1.将hadoop 安装部署包解压到window的硬盘中,比如解压到d:/hadoop
2.设置环境变量 HADOOP_HOME 一定要大写
3.去github上下载hadoop-common-2.2.0-bin-master 然后解压,将d:/hadoop/bin 目录全部替换为hadoop-common-2.2.0-bin-master解压后的文件 https://github.com/srccodes/hadoop-common-2.2.0-bin
环境变量如果不生效请重启电脑
4.将d:/hadoop中所有的jar包拷贝出来放入一个单独的文件夹中(可以使用命令拷贝)
5.编译或者下载hadoop的eclipse插件,我用的是hadoop2.7.1,可以用ant命令编译,百度上搜索
6.将hadoop-eclipse-plugin-2.7.1.jar拷贝到eclipse的pulgins.启动eclipse,在show view 中的other可以找到map/reduce
7.具体的配置参数不多讲,可以百度
8.新建项目,编写测试例子wordcount,如果出现错误
Exception in thread "main" java.lang.UnsatisfiedLinkError: org.apache.hadoop.io.nativeio.NativeIO$Windows.access0(Ljava/lang/String;I)Z
at org.apache.hadoop.io.nativeio.NativeIO$Windows.access0(Native Method)

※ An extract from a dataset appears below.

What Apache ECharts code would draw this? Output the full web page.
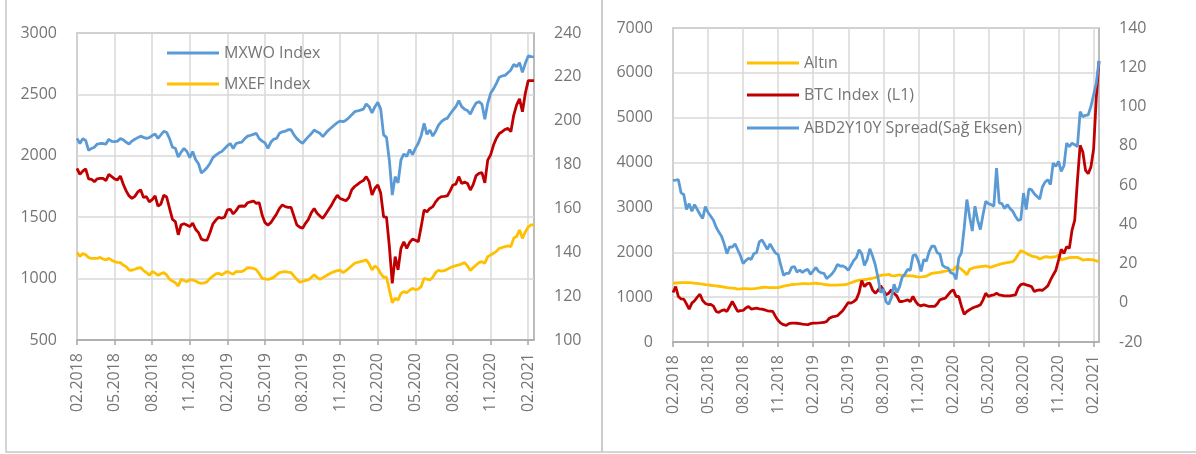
<!DOCTYPE html>
<html><head><meta charset="utf-8">
<script src="https://cdn.jsdelivr.net/npm/echarts@6/dist/echarts.min.js"></script>
<style>html,body{margin:0;padding:0;background:#fff}#c{width:1196px;height:454px}</style>
</head><body><div id="c"></div>
<script>
// Quarterly tick labels (every 13 weeks)
const tickLabels = ['02.2018','05.2018','08.2018','11.2018','02.2019','05.2019','08.2019','11.2019','02.2020','05.2020','08.2020','11.2020','02.2021'];
const TICK_STEP = 13;
// Weekly categories
const weeks = [];
for (let i = 0; i < 159; i++) {
  const d = new Date(Date.UTC(2018, 1, 2) + i * 7 * 86400000);
  weeks.push(d.toISOString().slice(0, 10));
}

// Left chart
const mxwo = [2142,2100,2140,2125,2045,2060,2070,2096,2100,2100,
 2096,2134,2118,2115,2120,2140,2130,2110,2096,2120,
 2135,2148,2160,2150,2142,2148,2165,2178,2142,2170,
 2200,2190,2140,2070,2061,1990,2030,2060,2035,1985,
 2035,1970,1935,1860,1880,1905,1940,1985,2005,2022,
 2034,2058,2082,2100,2060,2100,2107,2112,2140,2160,
 2167,2175,2183,2140,2120,2105,2060,2110,2135,2142,
 2183,2195,2200,2212,2213,2170,2140,2118,2102,2130,
 2156,2180,2210,2195,2183,2156,2185,2210,2230,2251,
 2270,2283,2278,2290,2310,2335,2359,2365,2372,2380,
 2422,2400,2350,2400,2435,2380,2170,2150,1960,1680,
 1830,1780,1966,2015,1995,2050,2010,2060,2102,2165,
 2265,2175,2210,2160,2200,2250,2278,2297,2305,2340,
 2373,2400,2450,2400,2380,2368,2340,2390,2430,2441,
 2420,2297,2427,2509,2545,2590,2640,2650,2655,2677,
 2699,2745,2726,2758,2680,2753,2813,2807,2805];
const mxef = [1214,1180,1205,1195,1171,1165,1165,1165,1173,1160,
 1152,1165,1150,1138,1132,1130,1110,1097,1070,1068,
 1076,1085,1090,1065,1050,1027,1057,1045,1027,1040,
 1049,1030,994,980,967,940,994,985,975,989,
 989,980,967,962,965,975,1002,1020,1038,1043,
 1030,1045,1057,1045,1035,1057,1057,1057,1070,1089,
 1087,1084,1072,1040,1002,998,994,1000,1010,1030,
 1049,1055,1057,1052,1049,1020,994,970,978,985,
 989,1010,1030,1010,994,1008,1021,1035,1047,1057,
 1065,1068,1049,1065,1084,1105,1125,1133,1138,1145,
 1152,1120,1070,1103,1084,1040,1011,1011,907,804,
 840,826,880,894,885,905,921,910,915,935,
 1003,995,989,1011,1050,1068,1060,1065,1076,1088,
 1098,1105,1111,1120,1130,1103,1065,1090,1111,1130,
 1138,1125,1179,1192,1206,1222,1247,1253,1260,1266,
 1260,1330,1342,1396,1328,1380,1420,1437,1437];
// red line, right axis
const redRight = [178.3,175.5,177,178,173.5,173.3,172.2,173.5,173.7,173.7,
 172.7,175.5,174.5,173.5,173,174.8,171,168,165.7,164.6,
 165.5,167.5,168.5,165,165.4,163,164,165.7,161,162,
 166,165.2,160,155,154,148,152.5,153,152.4,151.7,
 153.3,150.5,149,146,145.5,145.6,149,153,154.7,156,
 155.5,156,159.3,159.6,157.5,159,161,161.1,161,162.6,
 163,163.4,162.3,162.6,157,153.5,152.4,153.5,155.5,157.5,
 160,161.6,160.8,160.5,160.5,156.5,152.5,151.5,151,153.2,
 155,158,160,157.8,156.5,155.5,157.5,159.5,161.5,164,
 166,164.5,164,163.5,165,168.5,170,171,172,172.7,
 174.5,172.2,166.1,169.2,170.7,167,156.2,156,142.6,125.8,
 138,132,141.8,144.8,141.8,144.5,146,145.5,144.8,151.7,
 159.3,158.5,160,160.8,163,164.6,165.4,165.5,165.7,168,
 170.7,171.1,174.5,171.4,172,171.4,168.4,171,175,176,
 176.3,171.7,182,184.4,188.9,192,194.2,195,196,196.5,
 195,202.6,207.2,210,204.1,212.5,218.3,218.3,218.3];

// Right chart
const altin = [1310,1315,1320,1325,1325,1325,1325,1318,1310,1305,
 1296,1288,1280,1273,1265,1258,1250,1243,1236,1225,
 1214,1208,1203,1195,1180,1185,1192,1190,1186,1184,
 1190,1197,1205,1215,1221,1218,1214,1214,1214,1214,
 1230,1245,1255,1268,1278,1283,1288,1295,1303,1300,
 1296,1300,1305,1310,1303,1296,1287,1276,1271,1267,
 1266,1270,1273,1276,1280,1295,1320,1340,1365,1378,
 1384,1392,1399,1410,1421,1435,1460,1485,1495,1498,
 1510,1478,1475,1485,1495,1485,1475,1473,1473,1473,
 1460,1445,1450,1458,1470,1500,1532,1538,1545,1550,
 1569,1580,1590,1600,1606,1680,1665,1620,1569,1495,
 1621,1640,1665,1672,1680,1688,1695,1680,1665,1690,
 1710,1730,1745,1758,1769,1780,1791,1850,1950,2036,
 2010,1976,1945,1917,1905,1890,1850,1875,1902,1895,
 1887,1895,1902,1939,1830,1850,1865,1880,1887,1887,
 1887,1860,1828,1835,1843,1838,1828,1810,1791];
const btc = [1103,1236,1014,960,955,850,733,866,920,1000,
 1066,925,860,835,840,800,681,660,700,718,
 681,792,903,792,681,700,703,760,792,733,
 745,755,740,733,715,696,690,681,570,480,
 420,385,370,410,422,422,418,410,400,392,
 385,410,422,422,425,430,436,459,530,560,
 570,585,644,700,792,880,866,900,950,1100,
 1370,1236,1300,1310,1162,1088,1150,1251,1162,1051,
 1088,1162,1080,1028,903,903,920,940,903,1014,
 903,830,806,829,810,792,792,792,850,940,
 960,977,1051,1125,1162,1014,1014,792,620,681,
 720,755,780,800,829,940,1088,1014,1040,1051,
 1088,1051,1040,1028,1028,1028,1040,1051,1200,1280,
 1295,1273,1255,1236,1125,1150,1162,1150,1199,1251,
 1380,1495,1600,1828,2065,1976,2125,2088,2495,2717,
 3600,4384,4236,3828,3754,3902,4300,5450,6260];
const spread = [62.4,62.5,62.7,56,55.2,47.5,50.5,46.6,50,47.5,
 45,43,49,46,44.1,42,38.5,36,33.9,30,
 25,28.5,28.3,30,27,24,20,21.5,22.7,22.1,
 25,25.5,31,32,29.7,27.2,30,27.5,25.3,24.6,
 19,14,15,15,18,18.5,15.6,16.7,15.5,16.5,
 17,14.5,16.2,18,16,15.2,15,12.3,13.5,14.8,
 16.7,19.5,18.7,18.8,18,16.5,19,21.5,23,27,
 25,19,22,27.5,23.8,19.5,13,5.2,6.9,0.5,
 -0.8,2.6,9.4,5.2,8,13,14.5,17,16.5,24,
 24.5,21.2,16,22,21.2,26,28.8,28.8,25.5,24.8,
 19,18,17.8,15.3,14.8,11.9,22.9,25.5,38,52.6,
 44,36.5,49.2,42,37.3,45,51.7,50.5,50,49.2,
 68.6,50.9,50.5,48,50,48,46.6,44.1,42,42.5,
 55.9,47.5,58,57.5,55.5,54.2,52.8,59,61.5,62.7,
 60.2,71.2,69.5,72,66.9,69.8,81.3,79.6,81.3,80.5,
 79.6,97.4,94.8,95.5,95.7,100,106,112,123.3];

const FONT = "'Open Sans', 'Noto Sans', sans-serif";
const TXT = '#757575';
const GRIDC = '#d9d9d9';
const FRAME = '#a6a6a6';
const BLUE = '#5b9bd5', GOLD = '#ffc000', RED = '#c00000';

function isTick(idx) { return idx % TICK_STEP === 0; }

function xAxisFor(gi) {
  return {
    type: 'category', gridIndex: gi, data: weeks, boundaryGap: false,
    axisLine: { show: true, lineStyle: { color: FRAME, width: 1.5 } },
    axisTick: { show: true, interval: isTick, length: 5, lineStyle: { color: FRAME, width: 1.5 } },
    axisLabel: {
      interval: isTick, rotate: 90, margin: 13,
      formatter: (v, idx) => isTick(idx) ? tickLabels[idx / TICK_STEP] : '',
      color: TXT, fontSize: 16, fontFamily: FONT
    },
    splitLine: { show: true, interval: isTick, lineStyle: { color: GRIDC, width: 1.5 } }
  };
}
function yAxisFor(gi, pos, min, max, interval, split) {
  return {
    type: 'value', gridIndex: gi, position: pos, min, max, interval,
    axisLine: { show: false }, axisTick: { show: false },
    axisLabel: { color: TXT, fontSize: 16, fontFamily: FONT, margin: 20, formatter: v => String(v) },
    splitLine: { show: split, lineStyle: { color: GRIDC, width: 1.5 } }
  };
}
function lineSeries(name, data, xi, yi, color, z) {
  return { name, type: 'line', data, xAxisIndex: xi, yAxisIndex: yi, symbol: 'none',
    lineStyle: { color, width: 2.8 }, itemStyle: { color }, z, animation: false };
}
function legendAt(name, left, top) {
  return { data: [name], left, top, padding: 0, icon: 'rect', itemWidth: 52, itemHeight: 3,
    textStyle: { color: TXT, fontSize: 16, fontFamily: FONT, lineHeight: 20 }, selectedMode: false };
}

const chart = echarts.init(document.getElementById('c'), null, { renderer: 'canvas' });
chart.setOption({
  animation: false,
  backgroundColor: '#fff',
  grid: [
    { left: 77, top: 33, width: 457, height: 307, show: true, borderColor: FRAME, borderWidth: 1.5, backgroundColor: 'transparent' },
    { left: 673, top: 28, width: 426, height: 314, show: true, borderColor: FRAME, borderWidth: 1.5, backgroundColor: 'transparent' }
  ],
  xAxis: [xAxisFor(0), xAxisFor(1)],
  yAxis: [
    yAxisFor(0, 'left', 500, 3000, 500, true),
    yAxisFor(0, 'right', 100, 240, 20, false),
    yAxisFor(1, 'left', 0, 7000, 1000, true),
    yAxisFor(1, 'right', -20, 140, 20, false)
  ],
  legend: [
    legendAt('MXWO Index', 167, 43),
    legendAt('MXEF Index', 167, 74),
    legendAt('Altın', 747, 53),
    legendAt('BTC Index  (L1)', 747, 85),
    legendAt('ABD2Y10Y Spread(Sağ Eksen)', 747, 118)
  ],
  series: [
    lineSeries('MXWO Index', mxwo, 0, 0, BLUE, 3),
    lineSeries('MXEF Index', mxef, 0, 0, GOLD, 3),
    lineSeries('Seri 3', redRight, 0, 1, RED, 3),
    lineSeries('Altın', altin, 1, 2, GOLD, 3),
    lineSeries('BTC Index  (L1)', btc, 1, 2, RED, 4),
    lineSeries('ABD2Y10Y Spread(Sağ Eksen)', spread, 1, 3, BLUE, 5)
  ],
  graphic: [
    { type: 'rect', shape: { x: 6, y: -10, width: 596, height: 462 }, style: { fill: 'none', stroke: '#c8c8c8', lineWidth: 1.5 }, silent: true },
    { type: 'rect', shape: { x: 602, y: -10, width: 700, height: 462 }, style: { fill: 'none', stroke: '#c8c8c8', lineWidth: 1.5 }, silent: true }
  ]
});
</script>
</body></html>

at org.apache.hadoop.io.nativeio.NativeIO$Windows.access(NativeIO.java:557)
at org.apache.hadoop.fs.FileUtil.canRead(FileUtil.java:977)
at org.apache.hadoop.util.DiskChecker.checkAccessByFileMethods(DiskChecker.java:187)
at org.apache.hadoop.util.DiskChecker.checkDirAccess(DiskChecker.java:174)
at org.apache.hadoop.util.DiskChecker.checkDir(DiskChecker.java:108)
at org.apache.hadoop.fs.LocalDirAllocator$AllocatorPerContext.confChanged(LocalDirAllocator.java:285)
at org.apache.hadoop.fs.LocalDirAllocator$AllocatorPerContext.getLocalPathForWrite(LocalDirAllocator.java:344)
at org.apache.hadoop.fs.LocalDirAllocator.getLocalPathForWrite(LocalDirAllocator.java:150)
at org.apache.hadoop.fs.LocalDirAllocator.getLocalPathForWrite(LocalDirAllocator.java:131)
at org.apache.hadoop.fs.LocalDirAllocator.getLocalPathForWrite(LocalDirAllocator.java:115)
at org.apache.hadoop.mapred.LocalDistributedCacheManager.setup(LocalDistributedCacheManager.java:131)
at org.apache.hadoop.mapred.LocalJobRunner$Job.<init>(LocalJobRunner.java:163)
at org.apache.hadoop.mapred.LocalJobRunner.submitJob(LocalJobRunner.java:731)
at org.apache.hadoop.mapreduce.JobSubmitter.submitJobInternal(JobSubmitter.java:536)
at org.apache.hadoop.mapreduce.Job$10.run(Job.java:1296)
at org.apache.hadoop.mapreduce.Job$10.run(Job.java:1293)
at java.security.AccessController.doPrivileged(Native Method)
at javax.security.auth.Subject.doAs(Subject.java:422)
at org.apache.hadoop.security.UserGroupInformation.doAs(UserGroupInformation.java:1628)
at org.apache.hadoop.mapreduce.Job.submit(Job.java:1293)
at org.apache.hadoop.mapreduce.Job.waitForCompletion(Job.java:1314)
at com.mrchor.HadoopDev.hadoopDev.WordCountApp.main(WordCountApp.java:34)
这个是hdfs 的权限引起的,要求当前的window的用户,需要加入Linux的用户组,这里我们可以采用修改hadoop的源码方式,在window上取消这个认证
具体的步骤是这样的
NativeIO.java 拷贝出来,复制到你的工程中,然后找到
public static boolean access(String path, AccessRight desiredAccess)
throws IOException {
return access0(path, desiredAccess.accessRight());
}
改为
public static boolean access(String path, AccessRight desiredAccess)
throws IOException {
return true;
}
强制取消hdfs的认证。这个时候运行程序,不会报错,运行成功。
9.运行过程中打印的WARN,INFO 这些日志不用管。
Unable to load native-hadoop library for your platform... using builtin-java classes where applicable 这个也不用管,这是因为平台之间的lib库不一致导致的,不影响程序的调试。
但是如果在Linux端,运行jar 包提示这个错误,请在Linux64位系统中从新编译hadoop,官方提供的tar部署包,是默认的32位的。